> Problem description
Only the lines from the one with "Rebuild this chart" through the one with "61.6, 58.7, 56.6]", inclusive, should be echoed exactly; pictures are left out.

Code that draws figures:

···

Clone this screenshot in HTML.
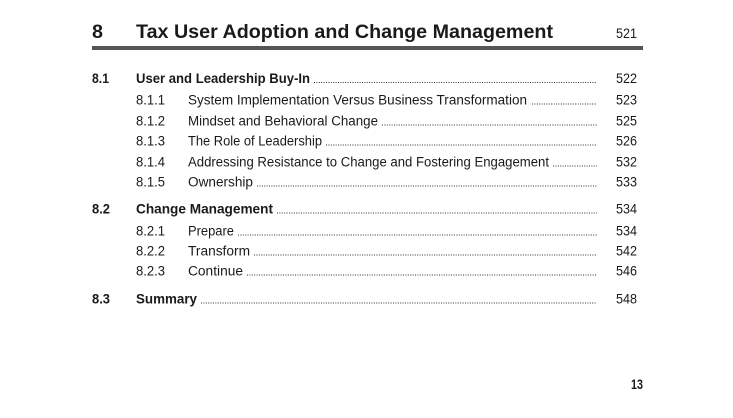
<!DOCTYPE html>
<html><head><meta charset="utf-8"><style>
html,body{margin:0;padding:0;background:#fff;}
svg{display:block;}
text{font-family:"Liberation Sans",sans-serif;fill:#1a1a1a;}
.b{font-weight:bold;}
.t{font-size:13.5px;}
</style></head><body>
<svg width="733" height="418" viewBox="0 0 733 418" xmlns="http://www.w3.org/2000/svg">
<rect width="733" height="418" fill="#fff"/>
<!-- Title -->
<text x="92" y="38" class="b" font-size="19.5" textLength="11" lengthAdjust="spacingAndGlyphs">8</text>
<text x="136" y="38" class="b" font-size="19.5" textLength="417" lengthAdjust="spacingAndGlyphs">Tax User Adoption and Change Management</text>
<text x="637" y="38" class="t" text-anchor="end" textLength="21" lengthAdjust="spacingAndGlyphs">521</text>
<rect x="92" y="46" width="551" height="4" fill="#555"/>

<g stroke="#333" stroke-width="1" stroke-dasharray="1 1.4">
<line x1="314" y1="82.5" x2="597" y2="82.5"/>
<line x1="532" y1="104" x2="597" y2="104"/>
<line x1="382" y1="125" x2="597" y2="125"/>
<line x1="326" y1="145" x2="597" y2="145"/>
<line x1="553" y1="166" x2="597" y2="166"/>
<line x1="257" y1="186" x2="597" y2="186"/>
<line x1="277" y1="213" x2="597" y2="213"/>
<line x1="238" y1="235" x2="597" y2="235"/>
<line x1="254" y1="255" x2="597" y2="255"/>
<line x1="247" y1="275" x2="597" y2="275"/>
<line x1="201" y1="303" x2="597" y2="303"/>
</g>

<!-- 8.1 -->
<text x="92" y="83" class="t b" textLength="17" lengthAdjust="spacingAndGlyphs">8.1</text>
<text x="136" y="83" class="t b" textLength="174" lengthAdjust="spacingAndGlyphs">User and Leadership Buy-In</text>
<text x="637" y="83" class="t" text-anchor="end" textLength="21" lengthAdjust="spacingAndGlyphs">522</text>

<text x="136" y="104.5" class="t" textLength="29" lengthAdjust="spacingAndGlyphs">8.1.1</text>
<text x="188" y="104.5" class="t" textLength="339" lengthAdjust="spacingAndGlyphs">System Implementation Versus Business Transformation</text>
<text x="637" y="104.5" class="t" text-anchor="end" textLength="21" lengthAdjust="spacingAndGlyphs">523</text>

<text x="136" y="125.5" class="t" textLength="29" lengthAdjust="spacingAndGlyphs">8.1.2</text>
<text x="188" y="125.5" class="t" textLength="190" lengthAdjust="spacingAndGlyphs">Mindset and Behavioral Change</text>
<text x="637" y="125.5" class="t" text-anchor="end" textLength="21" lengthAdjust="spacingAndGlyphs">525</text>

<text x="136" y="145.5" class="t" textLength="29" lengthAdjust="spacingAndGlyphs">8.1.3</text>
<text x="188" y="145.5" class="t" textLength="134" lengthAdjust="spacingAndGlyphs">The Role of Leadership</text>
<text x="637" y="145.5" class="t" text-anchor="end" textLength="21" lengthAdjust="spacingAndGlyphs">526</text>

<text x="136" y="166.5" class="t" textLength="29" lengthAdjust="spacingAndGlyphs">8.1.4</text>
<text x="188" y="166.5" class="t" textLength="361" lengthAdjust="spacingAndGlyphs">Addressing Resistance to Change and Fostering Engagement</text>
<text x="637" y="166.5" class="t" text-anchor="end" textLength="21" lengthAdjust="spacingAndGlyphs">532</text>

<text x="136" y="186.5" class="t" textLength="29" lengthAdjust="spacingAndGlyphs">8.1.5</text>
<text x="188" y="186.5" class="t" textLength="65" lengthAdjust="spacingAndGlyphs">Ownership</text>
<text x="637" y="186.5" class="t" text-anchor="end" textLength="21" lengthAdjust="spacingAndGlyphs">533</text>

<!-- 8.2 -->
<text x="92" y="213.5" class="t b" textLength="18" lengthAdjust="spacingAndGlyphs">8.2</text>
<text x="136" y="213.5" class="t b" textLength="137" lengthAdjust="spacingAndGlyphs">Change Management</text>
<text x="637" y="213.5" class="t" text-anchor="end" textLength="21" lengthAdjust="spacingAndGlyphs">534</text>

<text x="136" y="235.5" class="t" textLength="29" lengthAdjust="spacingAndGlyphs">8.2.1</text>
<text x="188" y="235.5" class="t" textLength="46" lengthAdjust="spacingAndGlyphs">Prepare</text>
<text x="637" y="235.5" class="t" text-anchor="end" textLength="21" lengthAdjust="spacingAndGlyphs">534</text>

<text x="136" y="255.5" class="t" textLength="29" lengthAdjust="spacingAndGlyphs">8.2.2</text>
<text x="188" y="255.5" class="t" textLength="62" lengthAdjust="spacingAndGlyphs">Transform</text>
<text x="637" y="255.5" class="t" text-anchor="end" textLength="21" lengthAdjust="spacingAndGlyphs">542</text>

<text x="136" y="275.5" class="t" textLength="29" lengthAdjust="spacingAndGlyphs">8.2.3</text>
<text x="188" y="275.5" class="t" textLength="55" lengthAdjust="spacingAndGlyphs">Continue</text>
<text x="637" y="275.5" class="t" text-anchor="end" textLength="21" lengthAdjust="spacingAndGlyphs">546</text>

<!-- 8.3 -->
<text x="92" y="303.5" class="t b" textLength="18" lengthAdjust="spacingAndGlyphs">8.3</text>
<text x="136" y="303.5" class="t b" textLength="61" lengthAdjust="spacingAndGlyphs">Summary</text>
<text x="637" y="303.5" class="t" text-anchor="end" textLength="21" lengthAdjust="spacingAndGlyphs">548</text>

<!-- page number -->
<text x="643" y="389" class="b" font-size="13.5" text-anchor="end" textLength="12" lengthAdjust="spacingAndGlyphs">13</text>
</svg>
</body></html>
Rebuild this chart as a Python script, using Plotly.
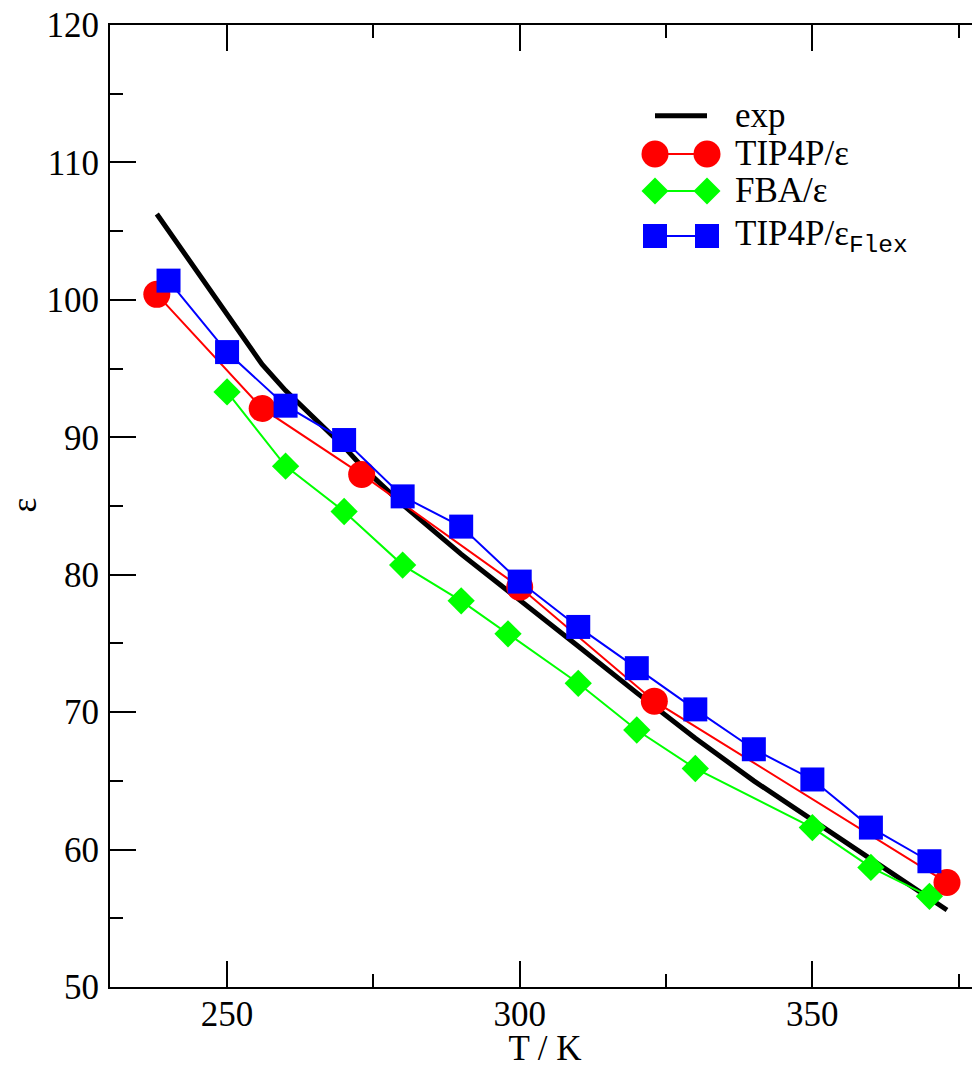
import plotly.graph_objects as go

# ---------------- data ----------------
exp_T = [238, 256, 260, 270, 273, 280, 290, 300, 310, 320, 330, 340, 350, 360, 373]
exp_eps = [106.25, 95.3, 93.4, 89.3, 87.9, 85.1, 81.5, 78.2, 74.8, 71.4, 68.1, 65.0, 62.1, 59.3, 55.6]

tip4p_T = [238, 256, 273, 300, 323, 373]
tip4p_eps = [100.4, 92.1, 87.3, 79.1, 70.8, 57.6]

fba_T = [250, 260, 270, 280, 290, 298, 310, 320, 330, 350, 360, 370]
fba_eps = [93.3, 87.9, 84.6, 80.7, 78.1, 75.7, 72.1, 68.7, 65.9, 61.6, 58.7, 56.6]

flex_T = [240, 250, 260, 270, 280, 290, 300, 310, 320, 330, 340, 350, 360, 370]
flex_eps = [101.4, 96.2, 92.3, 89.8, 85.7, 83.5, 79.5, 76.2, 73.2, 70.2, 67.3, 65.1, 61.6, 59.15]

x_major = [250, 300, 350]
x_minor = [275, 325, 375]
y_major = [50, 60, 70, 80, 90, 100, 110, 120]
y_minor = [55, 65, 75, 85, 95, 105, 115]

x_title = "T / K"
y_title = "ε"
legend_labels = ["exp", "TIP4P/ε",
                 "FBA/ε",
                 "TIP4P/ε<sub><span style='font-family:Liberation Mono'>Flex</span></sub>"]

RED, GREEN, BLUE = "#ff0000", "#00ff00", "#0000ff"
FONT = "Liberation Serif"

# the page body adds an 8px margin, so the figure is laid out 8px smaller
OFF = 8
W, H = 980 - OFF, 1068 - OFF

fig = go.Figure()
fig.add_trace(go.Scatter(x=exp_T, y=exp_eps, mode="lines",
                         line=dict(color="black", width=5), name="exp"))
fig.add_trace(go.Scatter(x=tip4p_T, y=tip4p_eps, mode="lines+markers",
                         line=dict(color=RED, width=2),
                         marker=dict(symbol="circle", size=27, color=RED, line=dict(width=0)),
                         name="TIP4P/ε"))
fig.add_trace(go.Scatter(x=fba_T, y=fba_eps, mode="lines+markers",
                         line=dict(color=GREEN, width=2),
                         marker=dict(symbol="diamond", size=21, color=GREEN, line=dict(width=0)),
                         name="FBA/ε"))
fig.add_trace(go.Scatter(x=flex_T, y=flex_eps, mode="lines+markers",
                         line=dict(color=BLUE, width=2),
                         marker=dict(symbol="square", size=24, color=BLUE, line=dict(width=0)),
                         name="TIP4P/εFlex"))

# ---------------- custom xmgrace-style legend ----------------
# plot-area edges in page pixels
L, R, T, B = 110, 980, 25, 987
def px(x):
    return (x - L) / (R - L)
def py(y):
    return (B - y) / (B - T)

rows = [115.7, 154, 191, 236]
mx = [655, 707]
shapes = []
annotations = []
shapes.append(dict(type="line", xref="paper", yref="paper", x0=px(mx[0]), x1=px(mx[1]),
                   y0=py(rows[0]), y1=py(rows[0]), line=dict(color="black", width=5)))
styles = [(RED, "circle"), (GREEN, "diamond"), (BLUE, "square")]
for (col, sym), ry in zip(styles, rows[1:]):
    shapes.append(dict(type="line", xref="paper", yref="paper", x0=px(mx[0]), x1=px(mx[1]),
                       y0=py(ry), y1=py(ry), line=dict(color=col, width=2)))
    for mxx in mx:
        base = dict(xref="paper", yref="paper", xsizemode="pixel", ysizemode="pixel",
                    xanchor=px(mxx), yanchor=py(ry), fillcolor=col, line=dict(width=0))
        if sym == "circle":
            shapes.append(dict(type="circle", x0=-13.5, x1=13.5, y0=-13.5, y1=13.5, **base))
        elif sym == "square":
            shapes.append(dict(type="rect", x0=-12, x1=12, y0=-12, y1=12, **base))
        else:
            shapes.append(dict(type="path", path="M 0 13.5 L 13.5 0 L 0 -13.5 L -13.5 0 Z", **base))

for lab, ry in zip(legend_labels, rows):
    annotations.append(dict(xref="paper", yref="paper", x=px(733), y=py(ry),
                            xanchor="left", yanchor="middle", text=lab, showarrow=False,
                            font=dict(family=FONT, size=35, color="black")))

# y-axis title placed as a rotated text annotation for exact positioning
annotations.append(dict(xref="paper", yref="paper", x=px(23.5), y=py(505),
                        xanchor="center", yanchor="middle", text=y_title, showarrow=False,
                        textangle=-90, borderpad=0,
                        font=dict(family=FONT, size=35, color="black")))

axis_common = dict(showgrid=False, zeroline=False, ticks="inside", ticklen=26, tickwidth=2,
                   tickcolor="black", ticklabeloverflow="allow",
                   tickfont=dict(family=FONT, size=35, color="black"))

fig.update_layout(
    width=W, height=H,
    margin=dict(l=L - OFF, r=0, t=T - OFF, b=H - (B - OFF)),
    paper_bgcolor="white", plot_bgcolor="white",
    showlegend=False,
    font=dict(family=FONT, color="black"),
    shapes=shapes, annotations=annotations,
    xaxis=dict(range=[230, 378.64], tickmode="array", tickvals=x_major,
               showline=True, linewidth=2, linecolor="black", mirror="ticks",
               minor=dict(tickmode="array", tickvals=x_minor, ticks="inside", ticklen=13,
                          tickwidth=2, tickcolor="black"),
               ticklabelstandoff=-5,
               title=dict(text=x_title, font=dict(family=FONT, size=35), standoff=20),
               automargin=False, **axis_common),
    yaxis=dict(range=[50, 120], tickmode="array", tickvals=y_major,
               showline=True, linewidth=2, linecolor="black", mirror=False,
               minor=dict(tickmode="array", tickvals=y_minor, ticks="inside", ticklen=13,
                          tickwidth=2, tickcolor="black"),
               ticklabelstandoff=2,
               automargin=False, **axis_common),
    yaxis2=dict(range=[50, 120], overlaying="y", side="right", matches="y",
                tickmode="array", tickvals=y_major, showticklabels=False, showline=False,
                minor=dict(tickmode="array", tickvals=y_minor, ticks="inside", ticklen=13,
                           tickwidth=2, tickcolor="black"),
                showgrid=False, zeroline=False, ticks="inside", ticklen=26, tickwidth=2,
                tickcolor="black"),
)

fig.write_html("out.html")
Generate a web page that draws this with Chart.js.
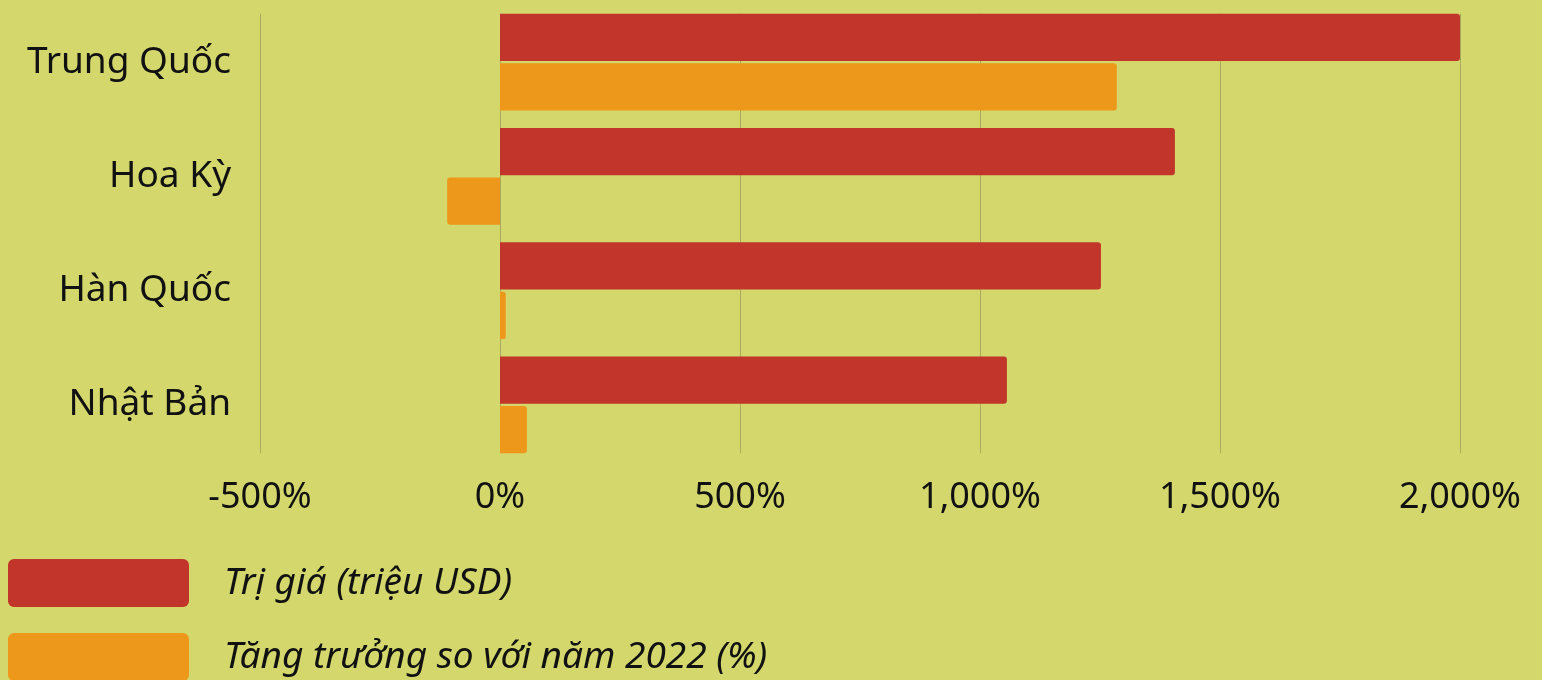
<!DOCTYPE html>
<html>
<head>
<meta charset="utf-8">
<script src="https://cdn.jsdelivr.net/npm/chart.js@4.4.1/dist/chart.umd.min.js"></script>
<style>
  html, body { margin: 0; padding: 0; background: #d3d76c; }
  #wrap { width: 1542px; height: 680px; }
</style>
</head>
<body>
<div id="wrap"><canvas id="chart"></canvas></div>
<script>
const countries = ['Trung Quốc', 'Hoa Kỳ', 'Hàn Quốc', 'Nhật Bản'];
const triGia = [2000, 1406, 1252, 1056];
const tangTruong = [1285, -110, 12, 56];
const seriesNames = ['Trị giá (triệu USD)', 'Tăng trưởng so với năm 2022 (%)'];
const xTicks = [-500, 0, 500, 1000, 1500, 2000];

const FONT = '"Noto Sans", "Open Sans", sans-serif';
const INK = '#111111';

// grid lines only span from the first bar to the last bar
const gridPlugin = {
    id: 'shortGrid',
    beforeDatasetsDraw(chart) {
        const ctx = chart.ctx;
        const x = chart.scales.x;
        const first = chart.getDatasetMeta(0).data[0];
        const lastMeta = chart.getDatasetMeta(chart.data.datasets.length - 1);
        const last = lastMeta.data[lastMeta.data.length - 1];
        const top = first.y - first.height / 2;
        const bottom = last.y + last.height / 2;
        ctx.save();
        ctx.strokeStyle = '#a8aa5c';
        ctx.lineWidth = 1;
        xTicks.forEach(v => {
            const px = Math.round(x.getPixelForValue(v)) + 0.5;
            ctx.beginPath();
            ctx.moveTo(px, top);
            ctx.lineTo(px, bottom);
            ctx.stroke();
        });
        ctx.restore();
    }
};

// legend drawn in rows, left aligned, under the axis
const legendPlugin = {
    id: 'rowLegend',
    afterDraw(chart) {
        const ctx = chart.ctx;
        ctx.save();
        ctx.font = 'italic 37px ' + FONT;
        ctx.textBaseline = 'alphabetic';
        ctx.textAlign = 'left';
        chart.data.datasets.forEach((ds, i) => {
            const top = 559 + i * 74;
            ctx.fillStyle = ds.backgroundColor;
            ctx.beginPath();
            ctx.roundRect(8, top, 181, 48, 6);
            ctx.fill();
            ctx.fillStyle = INK;
            ctx.fillText(ds.label, 224, top + 35);
        });
        ctx.restore();
    }
};

new Chart(document.getElementById('chart'), {
    type: 'bar',
    data: {
        labels: countries,
        datasets: [{
            label: seriesNames[0],
            data: triGia,
            backgroundColor: '#c1352a',
            borderRadius: 3,
            categoryPercentage: 0.865,
            barPercentage: 0.959
        }, {
            label: seriesNames[1],
            data: tangTruong,
            backgroundColor: '#ee981b',
            borderRadius: 3,
            categoryPercentage: 0.865,
            barPercentage: 0.959
        }]
    },
    options: {
        indexAxis: 'y',
        responsive: true,
        maintainAspectRatio: false,
        animation: false,
        layout: {
            padding: { left: 0, right: 82, top: 5, bottom: 158 }
        },
        plugins: {
            legend: { display: false },
            tooltip: { enabled: false }
        },
        scales: {
            x: {
                min: -500,
                max: 2000,
                afterBuildTicks: scale => {
                    scale.ticks = xTicks.map(v => ({ value: v }));
                },
                afterFit: scale => { scale.height = 60; },
                grid: { display: false, drawTicks: false },
                border: { display: false },
                ticks: {
                    color: INK,
                    padding: 14,
                    maxRotation: 0,
                    font: { family: FONT, size: 36 },
                    callback: function(value) {
                        return value.toLocaleString('en-US') + '%';
                    }
                }
            },
            y: {
                afterFit: scale => {
                    scale.width = 260;
                    scale.paddingTop = 0;
                    scale.paddingBottom = 0;
                },
                grid: { display: false, drawTicks: false },
                border: { display: false },
                ticks: {
                    color: INK,
                    padding: 29,
                    font: { family: FONT, size: 37 }
                }
            }
        }
    },
    plugins: [gridPlugin, legendPlugin]
});
</script>
</body>
</html>
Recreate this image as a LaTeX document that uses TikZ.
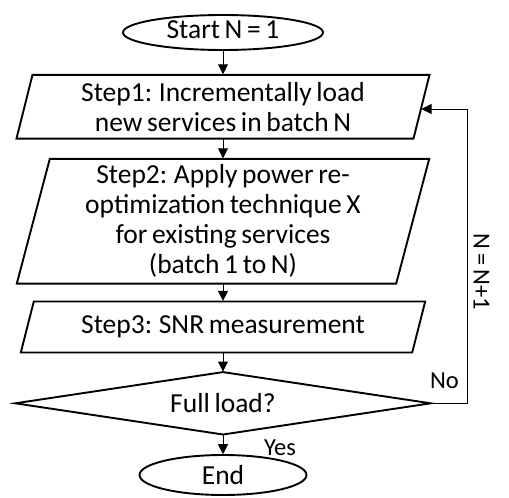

···

> Result of this exercise
Rebuild this chart as a Python script, using Plotly.
import plotly.graph_objects as go

# ---------------- data ----------------
exp_T = [238, 256, 260, 270, 273, 280, 290, 300, 310, 320, 330, 340, 350, 360, 373]
exp_eps = [106.25, 95.3, 93.4, 89.3, 87.9, 85.1, 81.5, 78.2, 74.8, 71.4, 68.1, 65.0, 62.1, 59.3, 55.6]

tip4p_T = [238, 256, 273, 300, 323, 373]
tip4p_eps = [100.4, 92.1, 87.3, 79.1, 70.8, 57.6]

fba_T = [250, 260, 270, 280, 290, 298, 310, 320, 330, 350, 360, 370]
fba_eps = [93.3, 87.9, 84.6, 80.7, 78.1, 75.7, 72.1, 68.7, 65.9, 61.6, 58.7, 56.6]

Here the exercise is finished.